*Exercise objective*: Taking the data below, please print only the lines from the line holding "Write the matplotlib code for this chart." to the line holding "ax.set_ylim(0, 0.3)", inclusive, with pictures omitted.

*Dataset rows*:
----

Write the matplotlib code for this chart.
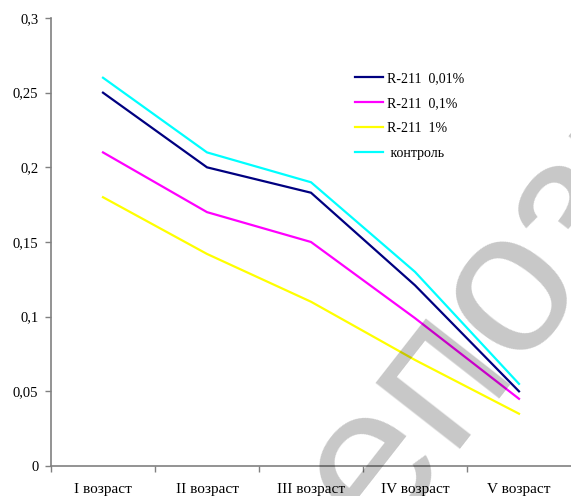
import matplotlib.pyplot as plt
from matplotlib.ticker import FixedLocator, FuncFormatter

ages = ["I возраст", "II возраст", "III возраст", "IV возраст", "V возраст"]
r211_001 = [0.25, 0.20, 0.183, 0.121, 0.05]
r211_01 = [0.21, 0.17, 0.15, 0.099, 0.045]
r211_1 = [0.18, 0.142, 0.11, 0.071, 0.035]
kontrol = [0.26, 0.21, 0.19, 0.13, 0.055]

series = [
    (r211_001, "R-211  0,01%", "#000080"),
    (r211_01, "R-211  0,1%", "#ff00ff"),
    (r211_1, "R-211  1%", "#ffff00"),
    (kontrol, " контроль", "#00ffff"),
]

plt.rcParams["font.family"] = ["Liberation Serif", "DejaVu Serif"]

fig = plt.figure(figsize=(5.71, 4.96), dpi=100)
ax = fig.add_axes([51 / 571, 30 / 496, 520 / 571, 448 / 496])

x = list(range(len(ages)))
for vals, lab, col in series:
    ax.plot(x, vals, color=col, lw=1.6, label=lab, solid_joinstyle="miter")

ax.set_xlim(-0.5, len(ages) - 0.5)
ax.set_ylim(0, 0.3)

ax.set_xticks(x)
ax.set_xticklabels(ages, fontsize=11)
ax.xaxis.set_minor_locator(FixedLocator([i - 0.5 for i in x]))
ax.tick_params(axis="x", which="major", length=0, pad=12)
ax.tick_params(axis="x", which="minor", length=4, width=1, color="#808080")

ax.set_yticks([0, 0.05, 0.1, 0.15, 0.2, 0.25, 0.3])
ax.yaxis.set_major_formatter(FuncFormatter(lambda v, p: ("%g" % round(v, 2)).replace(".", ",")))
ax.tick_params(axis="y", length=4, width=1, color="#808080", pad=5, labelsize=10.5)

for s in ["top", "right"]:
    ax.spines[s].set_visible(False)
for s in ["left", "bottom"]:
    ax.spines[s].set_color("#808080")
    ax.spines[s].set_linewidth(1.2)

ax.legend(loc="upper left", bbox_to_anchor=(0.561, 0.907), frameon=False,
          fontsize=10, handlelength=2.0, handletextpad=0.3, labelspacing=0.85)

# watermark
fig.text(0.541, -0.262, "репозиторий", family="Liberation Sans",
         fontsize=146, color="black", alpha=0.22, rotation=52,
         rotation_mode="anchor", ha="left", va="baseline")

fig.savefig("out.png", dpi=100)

----

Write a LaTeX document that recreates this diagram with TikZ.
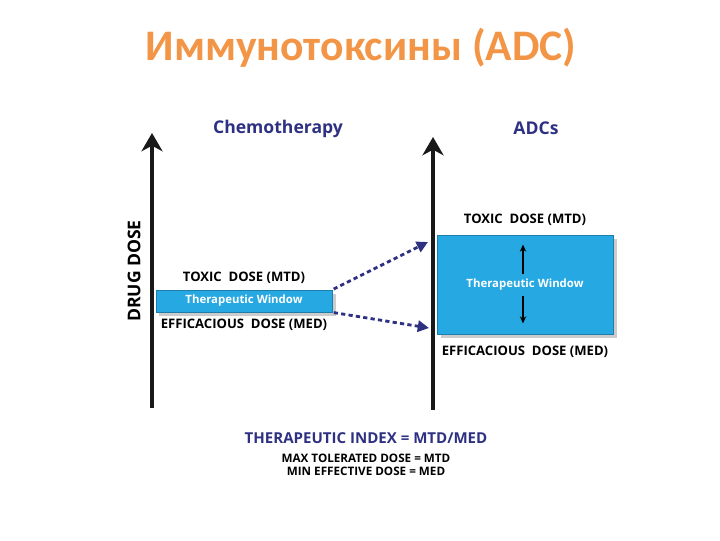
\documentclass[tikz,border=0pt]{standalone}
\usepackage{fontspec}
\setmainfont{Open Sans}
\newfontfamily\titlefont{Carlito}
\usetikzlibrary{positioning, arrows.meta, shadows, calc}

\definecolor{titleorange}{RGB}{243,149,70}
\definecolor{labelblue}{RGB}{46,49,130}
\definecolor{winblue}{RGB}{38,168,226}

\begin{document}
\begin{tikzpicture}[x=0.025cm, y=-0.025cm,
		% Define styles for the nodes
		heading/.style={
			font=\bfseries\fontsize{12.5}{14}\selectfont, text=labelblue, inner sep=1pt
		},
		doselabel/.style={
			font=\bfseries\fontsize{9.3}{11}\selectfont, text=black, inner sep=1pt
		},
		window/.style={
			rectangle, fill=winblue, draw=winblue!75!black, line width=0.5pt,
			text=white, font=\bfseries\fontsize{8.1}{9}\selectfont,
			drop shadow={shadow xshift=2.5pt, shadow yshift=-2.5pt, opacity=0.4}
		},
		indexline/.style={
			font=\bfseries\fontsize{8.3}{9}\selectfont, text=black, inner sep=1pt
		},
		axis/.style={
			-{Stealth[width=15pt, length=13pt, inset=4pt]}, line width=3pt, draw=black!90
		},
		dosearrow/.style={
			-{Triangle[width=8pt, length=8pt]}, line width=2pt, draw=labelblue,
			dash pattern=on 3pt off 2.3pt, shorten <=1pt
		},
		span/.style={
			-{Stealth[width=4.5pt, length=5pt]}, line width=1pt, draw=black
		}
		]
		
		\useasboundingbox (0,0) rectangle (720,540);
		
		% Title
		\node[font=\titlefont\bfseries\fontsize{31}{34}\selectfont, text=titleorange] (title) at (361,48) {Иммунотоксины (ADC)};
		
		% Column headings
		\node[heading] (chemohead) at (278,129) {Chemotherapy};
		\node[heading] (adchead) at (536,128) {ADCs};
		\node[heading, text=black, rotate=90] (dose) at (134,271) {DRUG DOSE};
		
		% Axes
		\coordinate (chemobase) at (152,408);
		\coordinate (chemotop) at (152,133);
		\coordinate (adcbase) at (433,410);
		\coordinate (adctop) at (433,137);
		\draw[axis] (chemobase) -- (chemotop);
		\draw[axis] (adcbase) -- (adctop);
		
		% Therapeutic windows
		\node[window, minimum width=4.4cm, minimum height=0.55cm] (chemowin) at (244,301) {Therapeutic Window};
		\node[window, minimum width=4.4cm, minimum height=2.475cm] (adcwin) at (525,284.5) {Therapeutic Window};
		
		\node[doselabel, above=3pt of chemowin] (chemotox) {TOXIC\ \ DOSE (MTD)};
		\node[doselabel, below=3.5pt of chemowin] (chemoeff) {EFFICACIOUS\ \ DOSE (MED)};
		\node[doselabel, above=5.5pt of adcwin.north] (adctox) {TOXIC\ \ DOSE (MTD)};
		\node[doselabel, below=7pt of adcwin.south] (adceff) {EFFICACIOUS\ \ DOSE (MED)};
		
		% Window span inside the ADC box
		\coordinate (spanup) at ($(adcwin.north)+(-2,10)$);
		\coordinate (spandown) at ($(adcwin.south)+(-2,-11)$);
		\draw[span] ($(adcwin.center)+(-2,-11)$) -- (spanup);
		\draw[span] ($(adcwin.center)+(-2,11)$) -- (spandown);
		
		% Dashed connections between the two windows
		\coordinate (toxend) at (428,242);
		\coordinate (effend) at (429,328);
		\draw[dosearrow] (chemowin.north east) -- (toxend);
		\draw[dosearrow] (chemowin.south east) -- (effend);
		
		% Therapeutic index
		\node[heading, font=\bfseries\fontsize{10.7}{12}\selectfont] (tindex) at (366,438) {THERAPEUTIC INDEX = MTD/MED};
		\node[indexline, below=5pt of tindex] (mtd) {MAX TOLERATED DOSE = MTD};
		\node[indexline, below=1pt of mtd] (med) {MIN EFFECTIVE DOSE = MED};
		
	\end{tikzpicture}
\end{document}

----

*Correct response*:
Write the matplotlib code for this chart.
import matplotlib.pyplot as plt
from matplotlib.ticker import FixedLocator, FuncFormatter

ages = ["I возраст", "II возраст", "III возраст", "IV возраст", "V возраст"]
r211_001 = [0.25, 0.20, 0.183, 0.121, 0.05]
r211_01 = [0.21, 0.17, 0.15, 0.099, 0.045]
r211_1 = [0.18, 0.142, 0.11, 0.071, 0.035]
kontrol = [0.26, 0.21, 0.19, 0.13, 0.055]

series = [
    (r211_001, "R-211  0,01%", "#000080"),
    (r211_01, "R-211  0,1%", "#ff00ff"),
    (r211_1, "R-211  1%", "#ffff00"),
    (kontrol, " контроль", "#00ffff"),
]

plt.rcParams["font.family"] = ["Liberation Serif", "DejaVu Serif"]

fig = plt.figure(figsize=(5.71, 4.96), dpi=100)
ax = fig.add_axes([51 / 571, 30 / 496, 520 / 571, 448 / 496])

x = list(range(len(ages)))
for vals, lab, col in series:
    ax.plot(x, vals, color=col, lw=1.6, label=lab, solid_joinstyle="miter")

ax.set_xlim(-0.5, len(ages) - 0.5)
ax.set_ylim(0, 0.3)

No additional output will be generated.